Historical Fiction Roundup: Marianne Wiggins and Jane Smiley

Yee-haw! Welcome to the American West, via two terrific historical fiction novels!

If you want a sweeping saga set in California in the first half of the twentieth century, look no further than Marianne Wiggins’ latest novel, The Properties of Thirst. This book blew me away, like a dry desert wind hurtling across the landscape. I was not expecting to be as drawn into the characters, setting, and story as I was. This is definitely a “settings” book (and that’s not usually an appeal element for me). It’s set mostly on a family ranch in a desert valley in Southern California, close enough to the growing city of Los Angeles to have the water supply be a major issue in this book. The other serious, larger-than-life treatment is historical, when a Japanese-American internment camp is constructed in the valley near the Rhodes family’s ranch. I love that the novel touches on such serious themes, and yet the main character’s name is Rocky Rhodes (which I didn’t catch until after I finished the book). Three characters share the spotlight: Rocky, who founds the ranch and passionately litigates about water rights; his daughter Sunny, who is obsessed with food and cooking; and Schiff, a Jewish lawyer from Chicago who works for the Department of the Interior and is tasked with building the internment camp. I like the adjective “sprawling” for this book; it’s huge and Western and spreads out over ideas and thoughts and emotions.

If you’re looking for something more contained, Jane Smiley’s novel A Dangerous Business will fit the bill. It’s set in Monterey, California, in 1851, when the Gold Rush crowd has moved north to the Bay Area and the cattle ranchers and farmers are trying to make a go of their new town.

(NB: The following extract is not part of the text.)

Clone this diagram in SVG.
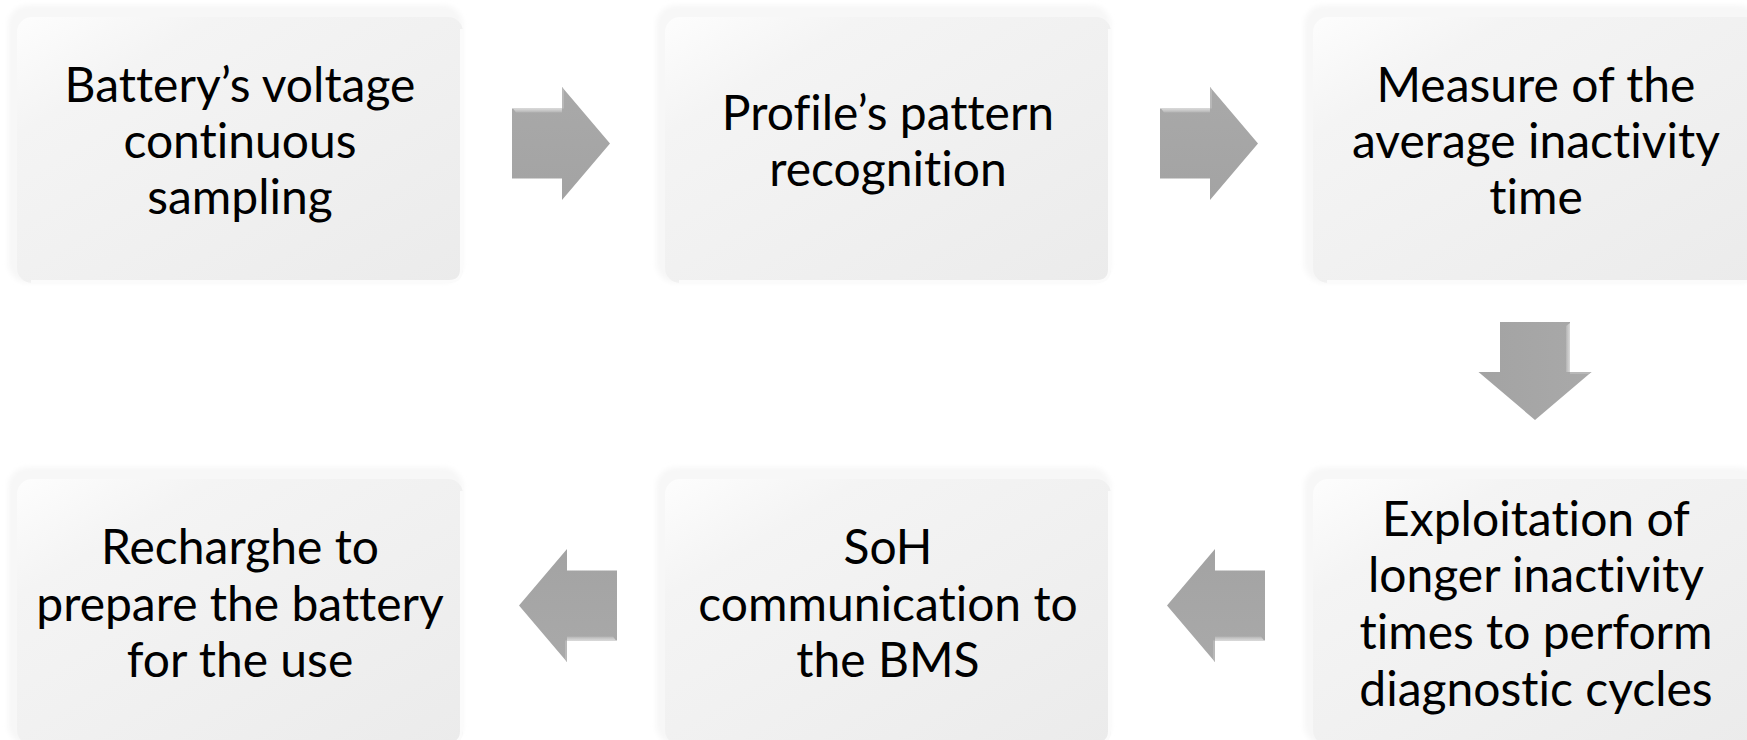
<svg xmlns="http://www.w3.org/2000/svg" width="1747" height="740" viewBox="0 0 1747 740">
  <defs>
    <style>
      .label { font-family: Lato, "Open Sans", "Liberation Sans", sans-serif; font-size: 48px; fill: #000; text-anchor: middle; font-variant-ligatures: none; font-feature-settings: "liga" 0, "clig" 0; }
      .halo { fill: #f7f7f7; filter: url(#soft); }
      .body { fill: url(#boxGrad); }
      .edge { fill: none; stroke: #fbfbfb; stroke-width: 3; }
    </style>
    <linearGradient id="boxGrad" x1="0" y1="0" x2="1" y2="1">
      <stop offset="0" stop-color="#fdfdfd"/>
      <stop offset="0.22" stop-color="#f4f4f4"/>
      <stop offset="1" stop-color="#ebebeb"/>
    </linearGradient>
    <linearGradient id="arrowGrad" x1="0" y1="0" x2="0" y2="1">
      <stop offset="0" stop-color="#a9a9a9"/>
      <stop offset="1" stop-color="#a3a3a3"/>
    </linearGradient>
    <linearGradient id="shine" x1="0" y1="0" x2="0" y2="1">
      <stop offset="0" stop-color="#dadada"/>
      <stop offset="1" stop-color="#b4b4b4"/>
    </linearGradient>
    <filter id="soft" x="-10%" y="-10%" width="120%" height="120%">
      <feGaussianBlur stdDeviation="2.5"/>
    </filter>
    <!-- block arrow pointing right, tail centre at origin -->
    <g id="blockArrow">
      <polygon points="0,-35 50,-35 50,-56.5 98,0 50,56.5 50,35 0,35" fill="url(#arrowGrad)"/>
      <polygon points="1,-35 50,-35 50,-31 4,-31" fill="url(#shine)"/>
      <polygon points="50,-35 50,-56.5 52,-53.5 52,-35" fill="#b8b8b8"/>
    </g>
    <!-- rounded process box, 446 x 266 -->
    <g id="box">
      <rect class="halo" x="-9" y="-12" width="455" height="278" rx="20"/>
      <rect class="body" x="0" y="0" width="446" height="266" rx="15"/>
      <path class="edge" d="M 444.5,12 V 252 Q 444.5,264.5 432,264.5 H 14"/>
    </g>
  </defs>

  <rect width="1747" height="740" fill="#ffffff"/>

  <g id="node-sampling">
    <use href="#box" x="17" y="17"/>
    <text class="label" x="240" y="102">Battery’s voltage</text>
    <text class="label" x="240" y="158">continuous</text>
    <text class="label" x="240" y="214">sampling</text>
  </g>

  <g id="node-pattern">
    <use href="#box" x="665" y="17"/>
    <text class="label" x="888" y="130">Profile’s pattern</text>
    <text class="label" x="888" y="186">recognition</text>
  </g>

  <g id="node-inactivity">
    <use href="#box" x="1313" y="17"/>
    <text class="label" x="1536" y="102">Measure of the</text>
    <text class="label" x="1536" y="158">average inactivity</text>
    <text class="label" x="1536" y="214">time</text>
  </g>

  <g id="node-diagnostic">
    <use href="#box" x="1313" y="479"/>
    <text class="label" x="1536" y="536">Exploitation of</text>
    <text class="label" x="1536" y="592">longer inactivity</text>
    <text class="label" x="1536" y="649">times to perform</text>
    <text class="label" x="1536" y="706">diagnostic cycles</text>
  </g>

  <g id="node-soh">
    <use href="#box" x="665" y="479"/>
    <text class="label" x="888" y="564">SoH</text>
    <text class="label" x="888" y="621">communication to</text>
    <text class="label" x="888" y="677">the BMS</text>
  </g>

  <g id="node-recharge">
    <use href="#box" x="17" y="479"/>
    <text class="label" x="240" y="564">Recharghe to</text>
    <text class="label" x="240" y="621">prepare the battery</text>
    <text class="label" x="240" y="677">for the use</text>
  </g>

  <g id="connectors">
    <use href="#blockArrow" transform="translate(512,143.5)"/>
    <use href="#blockArrow" transform="translate(1160,143.5)"/>
    <use href="#blockArrow" transform="translate(1535,322) rotate(90)"/>
    <use href="#blockArrow" transform="translate(1265,605.5) rotate(180)"/>
    <use href="#blockArrow" transform="translate(617,605.5) rotate(180)"/>
  </g>
</svg>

This is told in first-person from the point of view of Eliza, a young woman from Kalamazoo, Michigan who was pushed into an early marriage by her strict parents. Her husband, an abuser, was knifed in a bar fight two years after their arrival in the West, and Eliza becomes a sex worker to support herself. Big kudos to Smiley for staying away from the bawdy-girl-with-a-heart-of-gold trope. Eliza is a refreshingly ordinary person. She befriends Jean, who works at a brothel that caters to women and the two trade Poe stories as their favorite reading matter. When their co-workers begin to go missing, Jean and Eliza learn from Auguste Dupin, Poe’s detective, about observation and reasoning so they can protect themselves and other women. I really liked this a lot. It’s super feminist in a very matter-of-fact way. It’s also set well in its period of history, with echoes of the Gold Rush and foreshadowing the American Civil War.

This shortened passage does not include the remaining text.